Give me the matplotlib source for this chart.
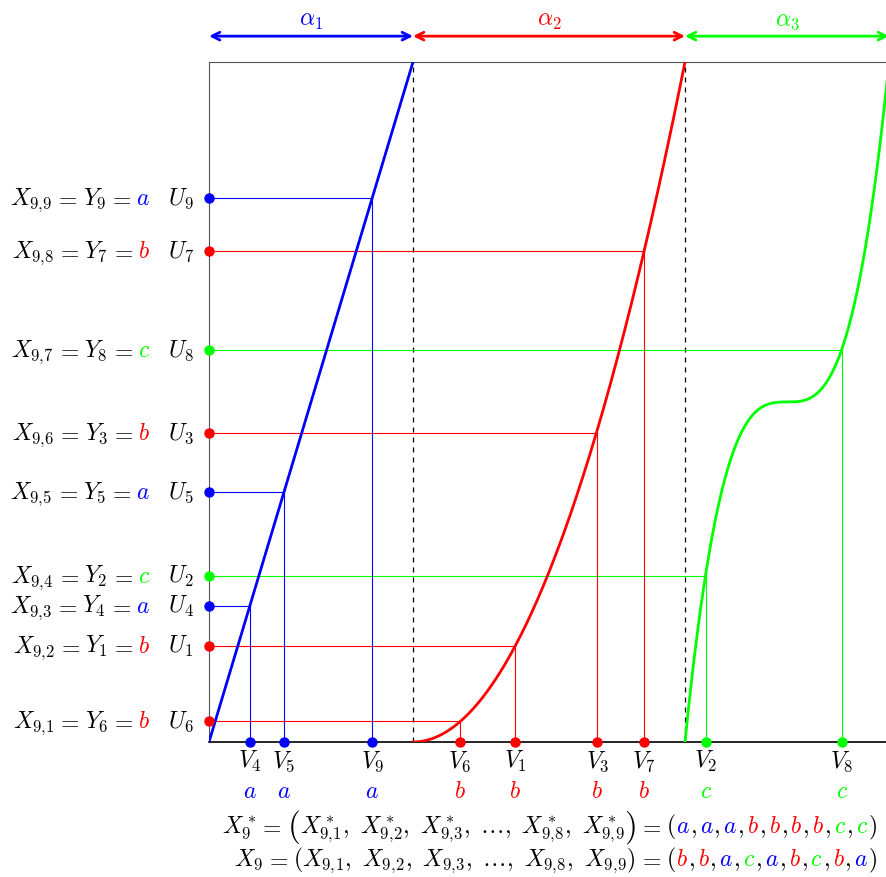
import numpy as np
import matplotlib
matplotlib.use("Agg")
import matplotlib.pyplot as plt

plt.rcParams['mathtext.fontset'] = 'cm'
plt.rcParams['font.family'] = ['DejaVu Serif']

# ---- data ----
alphas = [0.3, 0.4, 0.3]                      # widths of the three segments
U = [0.141, 0.244, 0.454, 0.200, 0.368, 0.031, 0.722, 0.576, 0.800]   # U_1..U_9
V = [0.450, 0.731, 0.571, 0.060, 0.110, 0.369, 0.640, 0.931, 0.240]   # V_1..V_9
Ycat = ['b', 'c', 'b', 'a', 'a', 'b', 'b', 'c', 'a']                   # Y_1..Y_9
cat_colors = {'a': '#0000ff', 'b': '#ff0000', 'c': '#00ff00'}
seg_labels = [r'$\alpha_1$', r'$\alpha_2$', r'$\alpha_3$']

W, H = 887, 878
FS = 17
fig = plt.figure(figsize=(W / 100, H / 100), dpi=100)
ax = fig.add_axes([209 / W, (H - 743) / H, 680 / W, 680 / H])
ax.set_xlim(0, 1)
ax.set_ylim(0, 1)
ax.set_xticks([])
ax.set_yticks([])
ax.spines['right'].set_visible(False)
ax.spines['top'].set_color('#555555')
ax.spines['left'].set_color('#555555')
ax.spines['bottom'].set_color('black')
ax.spines['bottom'].set_linewidth(1.2)

b1 = alphas[0]
b2 = alphas[0] + alphas[1]
b3 = b2 + alphas[2]

# curves (piecewise quantile map)
x1 = np.linspace(0, b1, 50)
ax.plot(x1, x1 / b1, color=cat_colors['a'], lw=2.0, zorder=3)
x2 = np.linspace(b1, b2, 200)
ax.plot(x2, ((x2 - b1) / alphas[1]) ** 2, color=cat_colors['b'], lw=2.0, zorder=3)
x3 = np.linspace(b2, b3, 200)
mid = (b2 + b3) / 2
ax.plot(x3, 0.5 + 0.5 * ((x3 - mid) / (alphas[2] / 2)) ** 3, color=cat_colors['c'], lw=2.0, zorder=3)

# dashed separators
for bx in [b1, b2]:
    ax.plot([bx, bx], [0, 1], color='black', lw=0.9, ls=(0, (4, 4)), zorder=2)

# guide lines and dots
for k in range(9):
    c = cat_colors[Ycat[k]]
    ax.plot([0, V[k]], [U[k], U[k]], color=c, lw=0.8, zorder=2)
    ax.plot([V[k], V[k]], [0, U[k]], color=c, lw=0.8, zorder=2)
    ax.plot([0], [U[k]], 'o', color=c, ms=6.5, clip_on=False, zorder=5)
    ax.plot([V[k]], [0], 'o', color=c, ms=6.5, clip_on=False, zorder=5)

# top arrows
starts = [0, b1, b2]
for i in range(3):
    c = cat_colors['abc'[i]]
    ax.annotate('', xy=(starts[i] + alphas[i], 1.038), xytext=(starts[i], 1.038),
                xycoords='data', textcoords='data', annotation_clip=False,
                arrowprops=dict(arrowstyle='<->', color=c, lw=2, shrinkA=0, shrinkB=0,
                                mutation_scale=14))
    ax.text(starts[i] + alphas[i] / 2, 1.054, seg_labels[i], color=c, ha='center',
            va='baseline', fontsize=FS, clip_on=False)

renderer = fig.canvas.get_renderer()


def rich(x_px, y_img, pieces, ha='left'):
    texts = []
    cur = x_px
    for p in pieces:
        if isinstance(p, (int, float)):
            cur += p
            continue
        s, c = p[0], p[1]
        size = p[2] if len(p) > 2 else FS
        dy = p[3] if len(p) > 3 else 0
        t = fig.text(cur / W, (H - y_img - dy) / H, s, color=c, ha='left', va='baseline', fontsize=size)
        bb = t.get_window_extent(renderer)
        cur += bb.width
        texts.append(t)
    total = cur - x_px
    shift = 0
    if ha == 'right':
        shift = -total
    elif ha == 'center':
        shift = -total / 2
    for t in texts:
        px, py = t.get_position()
        t.set_position((px + shift / W, py))
    return texts


def data_to_img(x, y):
    px, py = ax.transData.transform((x, y))
    return px, H - py


EQ = [2, (r'$=$', 'black'), 5]

# U labels and left labels
order = np.argsort(U)
rank = {int(k): r + 1 for r, k in enumerate(order)}
for k in range(9):
    _, yi = data_to_img(0, U[k])
    base = yi + 6
    rich(181, base, [(r'$U_{%d}$' % (k + 1), 'black')], ha='center')
    c = cat_colors[Ycat[k]]
    rich(150, base, [(r'$X_{9,\!%d}$' % rank[k], 'black')] + EQ +
         [(r'$Y_{%d}$' % (k + 1), 'black')] + EQ + [(r'$%s$' % Ycat[k], c)], ha='right')

# V labels
for k in range(9):
    xi, _ = data_to_img(V[k], 0)
    c = cat_colors[Ycat[k]]
    rich(xi, 768, [(r'$V_{%d}$' % (k + 1), 'black')], ha='center')
    rich(xi, 798, [(r'$%s$' % Ycat[k], c)], ha='center')

# bottom equations
sorted_cats = sorted(Ycat)
ordered_cats = [Ycat[int(k)] for k in order]


def tuple_pieces(cats):
    p = [(r'$($', 'black')]
    for i, ct in enumerate(cats):
        p.append((r'$%s$' % ct, cat_colors[ct]))
        if i < len(cats) - 1:
            p.append((r'$,$', 'black'))
            p.append(3)
    p.append((r'$)$', 'black'))
    return p


line1 = [(r'$X_9^*$', 'black')] + EQ + [(r'$($', 'black', FS * 1.4, 3),
         (r'$X_{9,\!1}^*,\ X_{9,\!2}^*,\ X_{9,\!3}^*,\ \ldots,\ X_{9,\!8}^*,\ X_{9,\!9}^*$', 'black'),
         (r'$)$', 'black', FS * 1.4, 3)] + EQ
line1 += tuple_pieces(sorted_cats)
rich(877, 833, line1, ha='right')
line2 = [(r'$X_9$', 'black')] + EQ + \
        [(r'$(X_{9,\!1},\ X_{9,\!2},\ X_{9,\!3},\ \ldots,\ X_{9,\!8},\ X_{9,\!9})$', 'black')] + EQ
line2 += tuple_pieces(ordered_cats)
rich(877, 866, line2, ha='right')

fig.savefig('out.png', dpi=100)
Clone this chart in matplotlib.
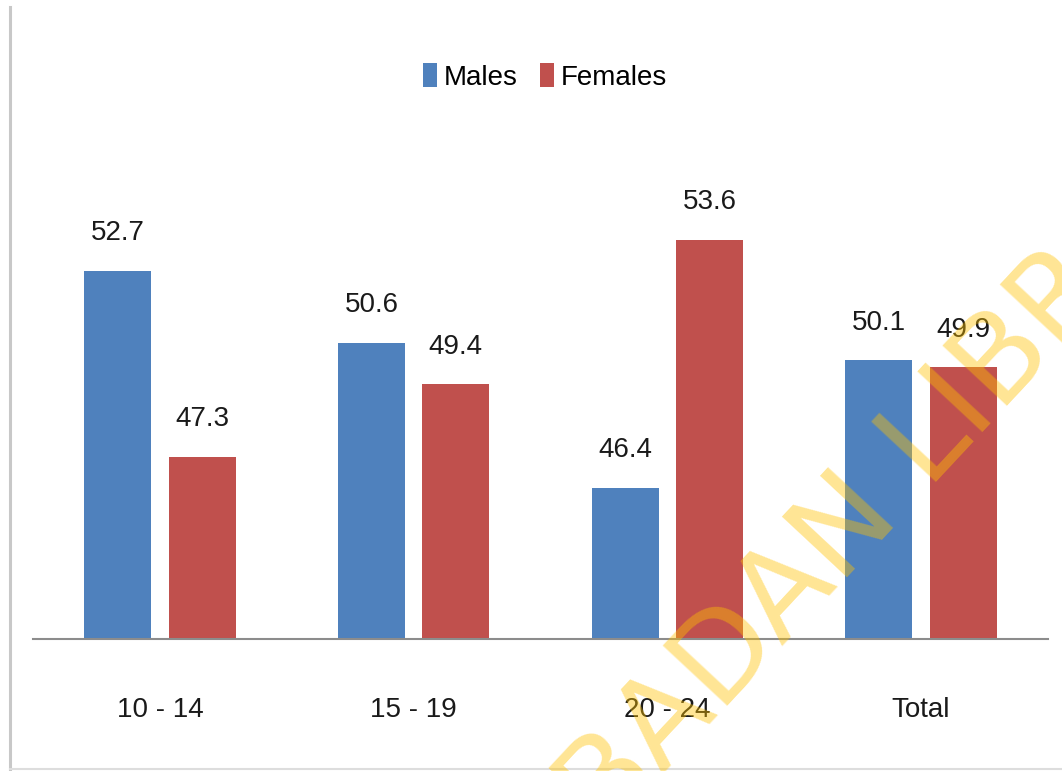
import matplotlib
matplotlib.use("Agg")
import matplotlib.pyplot as plt
import numpy as np
from matplotlib.lines import Line2D

# Share of the population by age group and sex (%)
age_groups = ["10 - 14", "15 - 19", "20 - 24", "Total"]
males = [52.7, 50.6, 46.4, 50.1]
females = [47.3, 49.4, 53.6, 49.9]

BLUE = "#4F81BD"
RED = "#C0504D"

plt.rcParams["font.family"] = ["Liberation Sans", "DejaVu Sans"]

fig = plt.figure(figsize=(10.62, 7.71), dpi=100)
ax = fig.add_axes([0.0311, 0.1712, 0.9557, 0.5357])

x = np.arange(len(age_groups))
w = 0.264
off = w / 2 + 0.034

bm = ax.bar(x - off, males, w, color=BLUE, label="Males", zorder=2)
bf = ax.bar(x + off, females, w, color=RED, label="Females", zorder=2)

for bars, vals in ((bm, males), (bf, females)):
    for b, v in zip(bars, vals):
        ax.annotate(f"{v:.1f}", (b.get_x() + b.get_width() / 2, v),
                    xytext=(0, 22), textcoords="offset points",
                    ha="center", va="baseline", fontsize=20, color="#1a1a1a")

ax.set_ylim(42, 54)
ax.set_xlim(-0.5, len(age_groups) - 0.5)
ax.set_yticks([])
ax.set_xticks(x)
ax.set_xticklabels(age_groups, fontsize=20, color="#1a1a1a")
ax.tick_params(axis="x", length=0, pad=42)
for side in ("top", "left", "right"):
    ax.spines[side].set_visible(False)
ax.spines["bottom"].set_color("#8C8C8C")
ax.spines["bottom"].set_linewidth(1.5)
ax.spines["bottom"].set_zorder(3)

fig.legend(handles=[bm, bf], loc="center", bbox_to_anchor=(0.513, 0.9),
           ncol=2, frameon=False, fontsize=20, handlelength=0.5,
           handleheight=0.95, handletextpad=0.25, columnspacing=0.8)

# chart frame (left and bottom edges)
fig.add_artist(Line2D([0.0095, 0.0095], [0.0, 0.991], color="#C8C8C8", lw=2.2))
fig.add_artist(Line2D([0.0095, 1.0], [0.003, 0.003], color="#DDDDDD", lw=1.5))

# library watermark
fig.text(0.872, 0.362, "IBADAN LIBRARY", rotation=47, rotation_mode="anchor",
         ha="center", va="baseline", fontsize=88, color="#FFC200", alpha=0.42,
         family="DejaVu Sans", zorder=10)

fig.savefig("out.png", dpi=100)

**********

What is required | Return the lines exactly as they stand, from the start of the entries through the line holding "plt.rcParams['font.family'] = ['DejaVu"; omit the pictures.

Result of the task |
Give me the matplotlib source for this chart.
import numpy as np
import matplotlib
matplotlib.use("Agg")
import matplotlib.pyplot as plt

plt.rcParams['mathtext.fontset'] = 'cm'
plt.rcParams['font.family'] = ['DejaVu Serif']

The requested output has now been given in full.